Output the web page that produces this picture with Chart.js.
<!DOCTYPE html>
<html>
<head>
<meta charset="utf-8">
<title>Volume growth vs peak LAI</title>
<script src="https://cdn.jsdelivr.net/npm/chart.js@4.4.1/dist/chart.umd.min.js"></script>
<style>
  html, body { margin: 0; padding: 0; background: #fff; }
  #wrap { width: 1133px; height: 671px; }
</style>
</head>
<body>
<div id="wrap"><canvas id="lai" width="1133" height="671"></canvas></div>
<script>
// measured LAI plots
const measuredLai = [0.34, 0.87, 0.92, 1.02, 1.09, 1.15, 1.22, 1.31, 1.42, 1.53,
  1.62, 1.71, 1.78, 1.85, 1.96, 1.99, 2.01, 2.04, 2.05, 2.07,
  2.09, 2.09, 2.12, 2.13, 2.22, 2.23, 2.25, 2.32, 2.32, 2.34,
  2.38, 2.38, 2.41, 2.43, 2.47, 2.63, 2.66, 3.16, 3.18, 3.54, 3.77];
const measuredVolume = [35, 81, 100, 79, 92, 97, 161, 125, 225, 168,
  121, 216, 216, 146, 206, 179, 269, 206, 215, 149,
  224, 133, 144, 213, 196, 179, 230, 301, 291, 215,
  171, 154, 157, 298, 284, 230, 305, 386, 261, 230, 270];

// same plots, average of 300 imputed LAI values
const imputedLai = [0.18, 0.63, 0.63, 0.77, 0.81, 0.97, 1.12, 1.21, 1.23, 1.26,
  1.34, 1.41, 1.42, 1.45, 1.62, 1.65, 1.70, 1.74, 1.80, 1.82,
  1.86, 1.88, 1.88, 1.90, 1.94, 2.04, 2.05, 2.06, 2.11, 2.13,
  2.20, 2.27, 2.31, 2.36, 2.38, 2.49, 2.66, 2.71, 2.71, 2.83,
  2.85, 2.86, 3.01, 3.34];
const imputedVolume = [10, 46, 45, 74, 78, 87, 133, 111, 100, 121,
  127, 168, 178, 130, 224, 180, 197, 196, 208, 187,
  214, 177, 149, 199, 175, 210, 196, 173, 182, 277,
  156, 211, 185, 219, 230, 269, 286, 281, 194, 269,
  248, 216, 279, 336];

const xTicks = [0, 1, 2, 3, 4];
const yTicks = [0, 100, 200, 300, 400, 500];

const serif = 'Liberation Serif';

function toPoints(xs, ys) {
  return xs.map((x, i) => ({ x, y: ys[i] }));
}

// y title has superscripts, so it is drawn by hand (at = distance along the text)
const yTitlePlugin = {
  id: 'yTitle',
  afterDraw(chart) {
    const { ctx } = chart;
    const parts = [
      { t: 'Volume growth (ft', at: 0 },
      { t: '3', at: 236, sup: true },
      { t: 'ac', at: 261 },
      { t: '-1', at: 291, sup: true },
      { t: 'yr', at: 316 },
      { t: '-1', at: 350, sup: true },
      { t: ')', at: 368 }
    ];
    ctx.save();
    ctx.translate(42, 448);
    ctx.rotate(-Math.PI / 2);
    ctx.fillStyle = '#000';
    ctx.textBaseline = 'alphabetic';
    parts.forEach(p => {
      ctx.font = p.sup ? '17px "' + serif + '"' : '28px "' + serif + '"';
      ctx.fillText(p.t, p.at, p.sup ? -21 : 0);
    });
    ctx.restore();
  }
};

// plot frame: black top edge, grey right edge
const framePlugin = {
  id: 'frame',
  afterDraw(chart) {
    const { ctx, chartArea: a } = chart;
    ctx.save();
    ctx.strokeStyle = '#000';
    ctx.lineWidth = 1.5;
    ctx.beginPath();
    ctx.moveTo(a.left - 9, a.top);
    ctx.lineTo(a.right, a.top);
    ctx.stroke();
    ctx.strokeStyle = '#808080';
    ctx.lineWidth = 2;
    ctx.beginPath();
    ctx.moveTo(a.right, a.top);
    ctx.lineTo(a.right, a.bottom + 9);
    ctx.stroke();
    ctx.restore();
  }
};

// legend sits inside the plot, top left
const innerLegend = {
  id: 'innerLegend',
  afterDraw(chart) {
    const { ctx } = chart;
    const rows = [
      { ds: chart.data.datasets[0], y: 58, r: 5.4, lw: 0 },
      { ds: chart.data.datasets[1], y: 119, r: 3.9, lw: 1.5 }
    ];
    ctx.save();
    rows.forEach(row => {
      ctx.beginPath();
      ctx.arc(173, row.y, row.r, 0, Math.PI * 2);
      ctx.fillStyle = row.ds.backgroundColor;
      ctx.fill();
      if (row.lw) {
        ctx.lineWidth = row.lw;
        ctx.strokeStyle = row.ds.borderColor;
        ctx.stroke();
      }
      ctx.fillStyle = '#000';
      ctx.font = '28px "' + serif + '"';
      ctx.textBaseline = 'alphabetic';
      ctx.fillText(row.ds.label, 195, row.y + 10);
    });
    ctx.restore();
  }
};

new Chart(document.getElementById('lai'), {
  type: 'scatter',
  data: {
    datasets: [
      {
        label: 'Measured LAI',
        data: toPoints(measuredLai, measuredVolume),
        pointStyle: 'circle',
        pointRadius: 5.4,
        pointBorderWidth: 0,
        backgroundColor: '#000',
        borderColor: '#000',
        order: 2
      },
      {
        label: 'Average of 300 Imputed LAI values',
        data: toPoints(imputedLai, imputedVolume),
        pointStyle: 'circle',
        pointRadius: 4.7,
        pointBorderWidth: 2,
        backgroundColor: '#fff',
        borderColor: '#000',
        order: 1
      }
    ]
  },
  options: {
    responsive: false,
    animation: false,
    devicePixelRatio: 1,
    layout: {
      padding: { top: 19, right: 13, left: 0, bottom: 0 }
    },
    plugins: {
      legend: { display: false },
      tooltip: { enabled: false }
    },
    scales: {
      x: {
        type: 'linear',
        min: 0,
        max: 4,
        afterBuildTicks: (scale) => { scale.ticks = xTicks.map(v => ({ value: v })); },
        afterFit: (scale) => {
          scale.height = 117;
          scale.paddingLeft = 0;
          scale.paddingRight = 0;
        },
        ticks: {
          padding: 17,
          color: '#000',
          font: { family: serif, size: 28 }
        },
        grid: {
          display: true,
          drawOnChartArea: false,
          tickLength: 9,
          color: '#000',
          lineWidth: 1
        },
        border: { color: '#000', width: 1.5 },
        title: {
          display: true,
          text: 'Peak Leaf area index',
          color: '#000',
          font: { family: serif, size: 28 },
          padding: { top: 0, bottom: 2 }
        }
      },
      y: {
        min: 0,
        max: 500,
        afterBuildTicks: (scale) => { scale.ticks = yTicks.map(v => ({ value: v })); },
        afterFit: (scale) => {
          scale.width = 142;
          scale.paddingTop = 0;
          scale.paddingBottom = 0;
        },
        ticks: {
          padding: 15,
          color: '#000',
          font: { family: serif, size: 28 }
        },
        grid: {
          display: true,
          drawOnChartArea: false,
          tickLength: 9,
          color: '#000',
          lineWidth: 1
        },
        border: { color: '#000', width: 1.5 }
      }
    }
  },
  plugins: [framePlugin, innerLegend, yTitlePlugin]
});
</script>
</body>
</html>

Exercise prompt:
Return the listing above in its exact form.

Finished exercise:
Output the web page that produces this picture with Chart.js.
<!DOCTYPE html>
<html>
<head>
<meta charset="utf-8">
<title>Volume growth vs peak LAI</title>
<script src="https://cdn.jsdelivr.net/npm/chart.js@4.4.1/dist/chart.umd.min.js"></script>
<style>
  html, body { margin: 0; padding: 0; background: #fff; }
  #wrap { width: 1133px; height: 671px; }
</style>
</head>
<body>
<div id="wrap"><canvas id="lai" width="1133" height="671"></canvas></div>
<script>
// measured LAI plots
const measuredLai = [0.34, 0.87, 0.92, 1.02, 1.09, 1.15, 1.22, 1.31, 1.42, 1.53,
  1.62, 1.71, 1.78, 1.85, 1.96, 1.99, 2.01, 2.04, 2.05, 2.07,
  2.09, 2.09, 2.12, 2.13, 2.22, 2.23, 2.25, 2.32, 2.32, 2.34,
  2.38, 2.38, 2.41, 2.43, 2.47, 2.63, 2.66, 3.16, 3.18, 3.54, 3.77];
const measuredVolume = [35, 81, 100, 79, 92, 97, 161, 125, 225, 168,
  121, 216, 216, 146, 206, 179, 269, 206, 215, 149,
  224, 133, 144, 213, 196, 179, 230, 301, 291, 215,
  171, 154, 157, 298, 284, 230, 305, 386, 261, 230, 270];

// same plots, average of 300 imputed LAI values
const imputedLai = [0.18, 0.63, 0.63, 0.77, 0.81, 0.97, 1.12, 1.21, 1.23, 1.26,
  1.34, 1.41, 1.42, 1.45, 1.62, 1.65, 1.70, 1.74, 1.80, 1.82,
  1.86, 1.88, 1.88, 1.90, 1.94, 2.04, 2.05, 2.06, 2.11, 2.13,
  2.20, 2.27, 2.31, 2.36, 2.38, 2.49, 2.66, 2.71, 2.71, 2.83,
  2.85, 2.86, 3.01, 3.34];
const imputedVolume = [10, 46, 45, 74, 78, 87, 133, 111, 100, 121,
  127, 168, 178, 130, 224, 180, 197, 196, 208, 187,
  214, 177, 149, 199, 175, 210, 196, 173, 182, 277,
  156, 211, 185, 219, 230, 269, 286, 281, 194, 269,
  248, 216, 279, 336];

const xTicks = [0, 1, 2, 3, 4];
const yTicks = [0, 100, 200, 300, 400, 500];

const serif = 'Liberation Serif';

function toPoints(xs, ys) {
  return xs.map((x, i) => ({ x, y: ys[i] }));
}

// y title has superscripts, so it is drawn by hand (at = distance along the text)
const yTitlePlugin = {
  id: 'yTitle',
  afterDraw(chart) {
    const { ctx } = chart;
    const parts = [
      { t: 'Volume growth (ft', at: 0 },
      { t: '3', at: 236, sup: true },
      { t: 'ac', at: 261 },
      { t: '-1', at: 291, sup: true },
      { t: 'yr', at: 316 },
      { t: '-1', at: 350, sup: true },
      { t: ')', at: 368 }
    ];
    ctx.save();
    ctx.translate(42, 448);
    ctx.rotate(-Math.PI / 2);
    ctx.fillStyle = '#000';
    ctx.textBaseline = 'alphabetic';
    parts.forEach(p => {
      ctx.font = p.sup ? '17px "' + serif + '"' : '28px "' + serif + '"';
      ctx.fillText(p.t, p.at, p.sup ? -21 : 0);
    });
    ctx.restore();
  }
};

// plot frame: black top edge, grey right edge
const framePlugin = {
  id: 'frame',
  afterDraw(chart) {
    const { ctx, chartArea: a } = chart;
    ctx.save();
    ctx.strokeStyle = '#000';
    ctx.lineWidth = 1.5;
    ctx.beginPath();
    ctx.moveTo(a.left - 9, a.top);
    ctx.lineTo(a.right, a.top);
    ctx.stroke();
    ctx.strokeStyle = '#808080';
    ctx.lineWidth = 2;
    ctx.beginPath();
    ctx.moveTo(a.right, a.top);
    ctx.lineTo(a.right, a.bottom + 9);
    ctx.stroke();
    ctx.restore();
  }
};

// legend sits inside the plot, top left
const innerLegend = {
  id: 'innerLegend',
  afterDraw(chart) {
    const { ctx } = chart;
    const rows = [
      { ds: chart.data.datasets[0], y: 58, r: 5.4, lw: 0 },
      { ds: chart.data.datasets[1], y: 119, r: 3.9, lw: 1.5 }
    ];
    ctx.save();
    rows.forEach(row => {
      ctx.beginPath();
      ctx.arc(173, row.y, row.r, 0, Math.PI * 2);
      ctx.fillStyle = row.ds.backgroundColor;
      ctx.fill();
      if (row.lw) {
        ctx.lineWidth = row.lw;
        ctx.strokeStyle = row.ds.borderColor;
        ctx.stroke();
      }
      ctx.fillStyle = '#000';
      ctx.font = '28px "' + serif + '"';
      ctx.textBaseline = 'alphabetic';
      ctx.fillText(row.ds.label, 195, row.y + 10);
    });
    ctx.restore();
  }
};

new Chart(document.getElementById('lai'), {
  type: 'scatter',
  data: {
    datasets: [
      {
        label: 'Measured LAI',
        data: toPoints(measuredLai, measuredVolume),
        pointStyle: 'circle',
        pointRadius: 5.4,
        pointBorderWidth: 0,
        backgroundColor: '#000',
        borderColor: '#000',
        order: 2
      },
      {
        label: 'Average of 300 Imputed LAI values',
        data: toPoints(imputedLai, imputedVolume),
        pointStyle: 'circle',
        pointRadius: 4.7,
        pointBorderWidth: 2,
        backgroundColor: '#fff',
        borderColor: '#000',
        order: 1
      }
    ]
  },
  options: {
    responsive: false,
    animation: false,
    devicePixelRatio: 1,
    layout: {
      padding: { top: 19, right: 13, left: 0, bottom: 0 }
    },
    plugins: {
      legend: { display: false },
      tooltip: { enabled: false }
    },
    scales: {
      x: {
        type: 'linear',
        min: 0,
        max: 4,
        afterBuildTicks: (scale) => { scale.ticks = xTicks.map(v => ({ value: v })); },
        afterFit: (scale) => {
          scale.height = 117;
          scale.paddingLeft = 0;
          scale.paddingRight = 0;
        },
        ticks: {
          padding: 17,
          color: '#000',
          font: { family: serif, size: 28 }
        },
        grid: {
          display: true,
          drawOnChartArea: false,
          tickLength: 9,
          color: '#000',
          lineWidth: 1
        },
        border: { color: '#000', width: 1.5 },
        title: {
          display: true,
          text: 'Peak Leaf area index',
          color: '#000',
          font: { family: serif, size: 28 },
          padding: { top: 0, bottom: 2 }
        }
      },
      y: {
        min: 0,
        max: 500,
        afterBuildTicks: (scale) => { scale.ticks = yTicks.map(v => ({ value: v })); },
        afterFit: (scale) => {
          scale.width = 142;
          scale.paddingTop = 0;
          scale.paddingBottom = 0;
        },
        ticks: {
          padding: 15,
          color: '#000',
          font: { family: serif, size: 28 }
        },
        grid: {
          display: true,
          drawOnChartArea: false,
          tickLength: 9,
          color: '#000',
          lineWidth: 1
        },
        border: { color: '#000', width: 1.5 }
      }
    }
  },
  plugins: [framePlugin, innerLegend, yTitlePlugin]
});
</script>
</body>
</html>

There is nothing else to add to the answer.